Kirsty Kelly, CEO of PIA, said that while the new Registered Planner accreditation might just seem like a name change, it’s about solidifying PIA’s commitment to the quality and ongoing training of Australia’s future planners.

“The Registered Planner accreditation is just one of the things we’re doing to ensure the high quality of Australia’s planners,” Kirsty said.

“We’re responsible for accrediting over 54 planning courses at 22 Australian universities and also do a significant amount of training and professional development for planners around the country.

“There’s also a strong focus on policy and advocacy to government around planning, both federally and in the states and territories.

“Planning is so important to the future of our built environments and communities, we take the professional standards of our industry incredibly seriously.”

As a statutory planner, Malcolm has found his association with PIA incredibly valuable, particularly in his role at Hames Sharley.

“Because it’s my job to research the rules, regulations and policy side of planning, I really rely on PIA to stay up to date with the latest information and changes in policy and practice,” Malcolm said.

“At Hames Sharley, there’s a large focus on urban and strategic planning, so it’s my role to take care of the reporting side of things – like preparation of local planning policies and development applications.

“I often say I’m the only one here who doesn’t draw – I leave all of the creative stuff to the architects and designers and just do my best to keep everyone on the straight and narrow”.

“It’s my job to get plans approved with as little fuss as possible – so staying informed is essential.”

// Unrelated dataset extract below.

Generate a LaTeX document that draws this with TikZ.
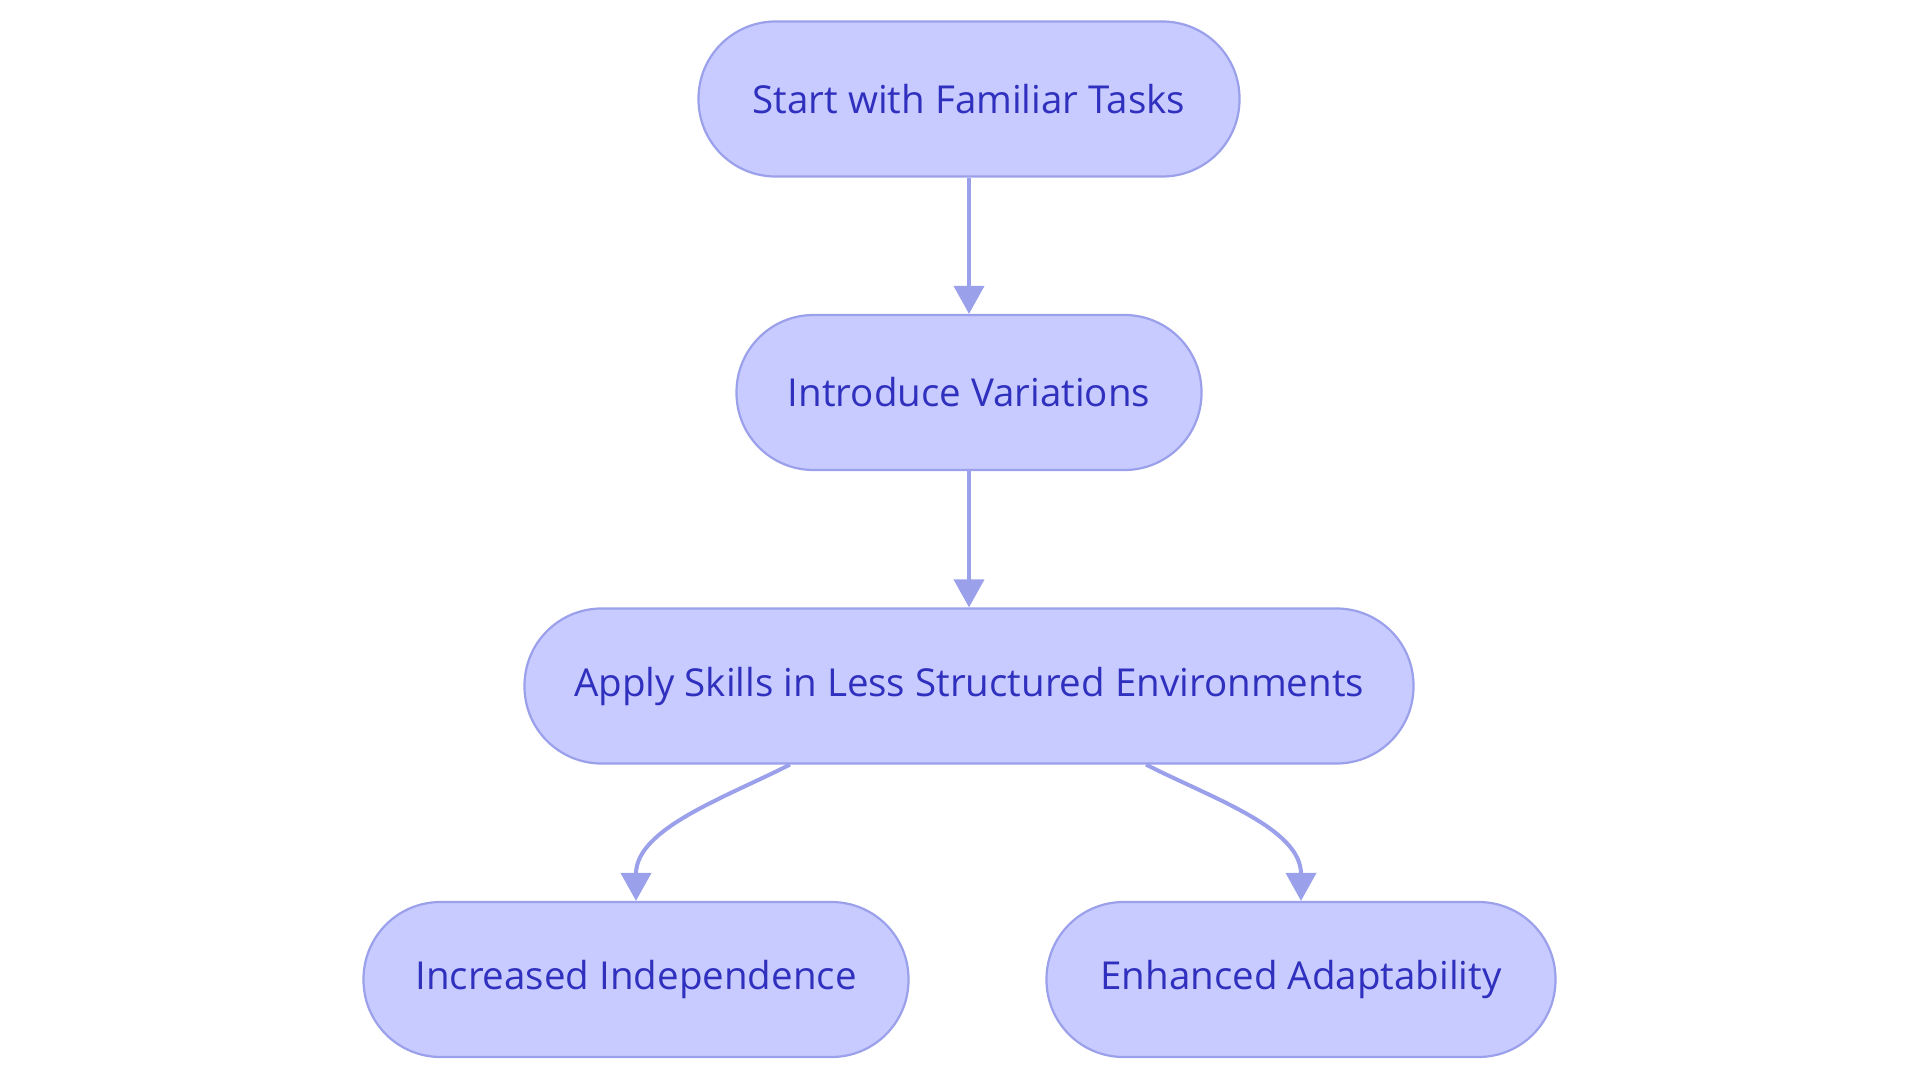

And according to Kirsty, keeping Australia’s planners informed and skilled is one of the key drivers behind PIA and its new Registered Planner accreditation.

“You can become a PIA member at any stage of your career when you’re studying you can take up a student membership when you graduate you can become a graduate member and then once you’ve started working full time you can become a full planner member,” she said.

“After five years working as a planner, members can apply to become registered, providing they are assessed by PIA as being competent – with Registered Planners we’ve taken a competency-based approach to our accreditation.”

Following an extensive engagement process with PIA membership, which outlined the “key attributes of a great planner” the new competency-based assessment for Registered Planners is made up of six practice areas:

  1. Professionalism and integrity;
  2. Understanding, interpreting and using spatial thinking;
  3. Using a creative and integrative approach, drawing on a range of disciplines and methods;
  4. Communicating and engaging with stakeholders;
  5. Understanding and working with planning frameworks; and
  6. Developing and applying technical knowledge.

“PIA Registered Planners is really a quality assurance certification so that those seeking planning advice – whether they be government or industry employers – can be assured that the planners they are dealing with are competent and will adhere to PIA’s strict code of conduct,” Kirsty said.

“To ensure the robustness and credibility of the program we’ve been rolling it out in stages and seeking feedback every step of the way.

“Following the success of the pilot stages, the idea is to roll out the new program in its entirety between September and December this year.”

As for Malcolm, the wait for registration is now officially over.

“I got my registration a few weeks ago now, and if I maintain my status through ongoing skill building I could very well be Australia’s longest serving Registered Planner one day,” he laughed. “I’m a bit of a trailblazer really.”